Why Trump Depends on the Ignorance of His Core Supporters

Trump famously announced loudly, "I love the poorly educated!" Now we know why.

You used to think the white working class was enough to drive you to victory. Nope.

Trump's comment about the poorly educated was in response to research showing the key demographic supporting him were whites who never went beyond high school. Sad but true.

Nothing is funny about ignorance. Yet we have to recognize that a well-established and sizable cohort of American society is characterized by how fundamentally ignorant they are and how that ignorance is strangely celebrated.

Sarah Palin epitomized it, a feature of her persona that John McCain failed to observe at his eventual peril. The core economic message of Republicans has relied on the lack of education of their base as they promoted, time and again, economic programs that ran counter to their base's own interests.

Who voted for these Republicans in droves? The poorly educated.

That alone, as we're beginning to realize -- Lindsey Graham recognized it quite early -- isn't enough to win a presidency for the GOP, especially when its figurehead is a megalomaniac like Donald Trump.

So here we are. I don't need to link to a hundred articles -- though I could -- that demonstrate how Donald Trump won the nomination by successfully shepherding the alienated white working class to the polls in enough numbers to obliterate what was obviously a pathetic field of opponents.
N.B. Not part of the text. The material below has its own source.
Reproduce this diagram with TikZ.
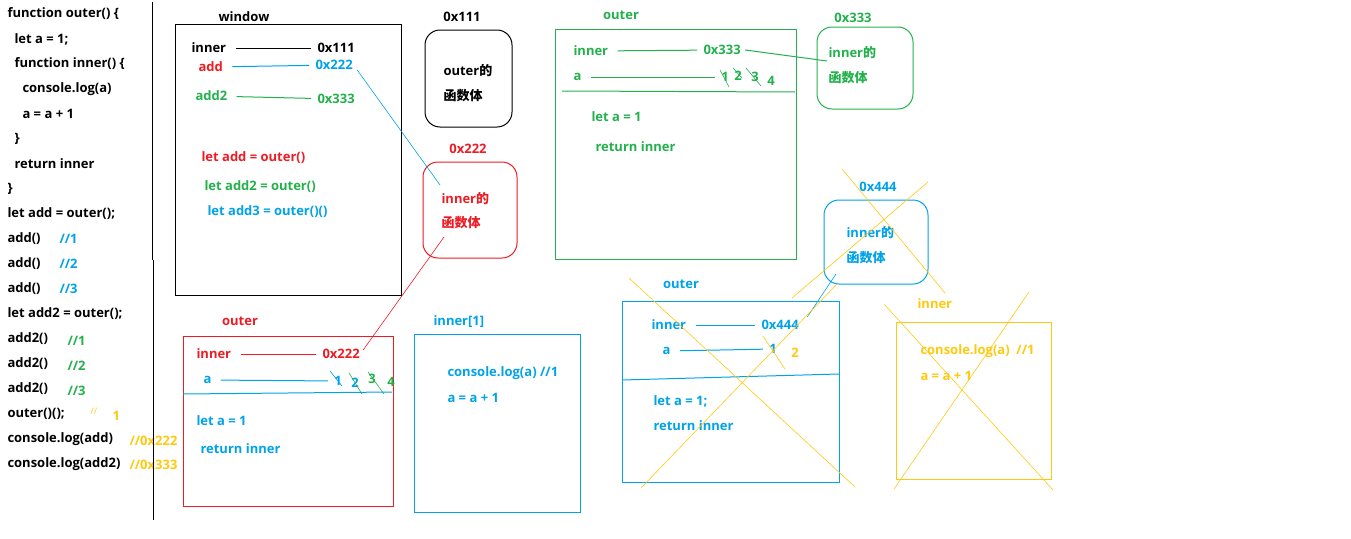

What is truly shocking is that Donald Trump, along with his family and trusted advisers, failed to realize that his shtick wouldn't survive the general election.

As his post-convention campaign has rolled along, he increasingly depends on the gullibility of his supporters. He says what he does because it's worked at his rallies, and he's under the mistaken impression that his followers resemble the rest of America. Uh, they don't.

So he's wrong, but it's not funny anymore. The ever-lengthening list of false and reckless charges Trump flings at his opponents does more than depend on the ignorance of his followers. It will inflame them in the near term, to drive them to the polls in support of him, and then leave them riled up after he falls to ignominious defeat.

Donald Trump will have created an uncivil, frenzied, and, yes, dangerous mob that may believe "Second Amendment remedies" are called for in order to hang on to their guns, religion, and, of course, their dignity, as their white, male world in which they hitherto dominated slips from their grasp.

Once so riled, they may not go quietly, and that's unsettling to say the least. What's saddest about it is that the world they are prepared to reject -- one in which women, minorities, and immigrants can take their rightful place in a healthy and strong American society -- is a world in which all can prosper. What's more, it's the world that actually exists.

It's that world, whatever you think of her, that Hillary Clinton wants to help prosper.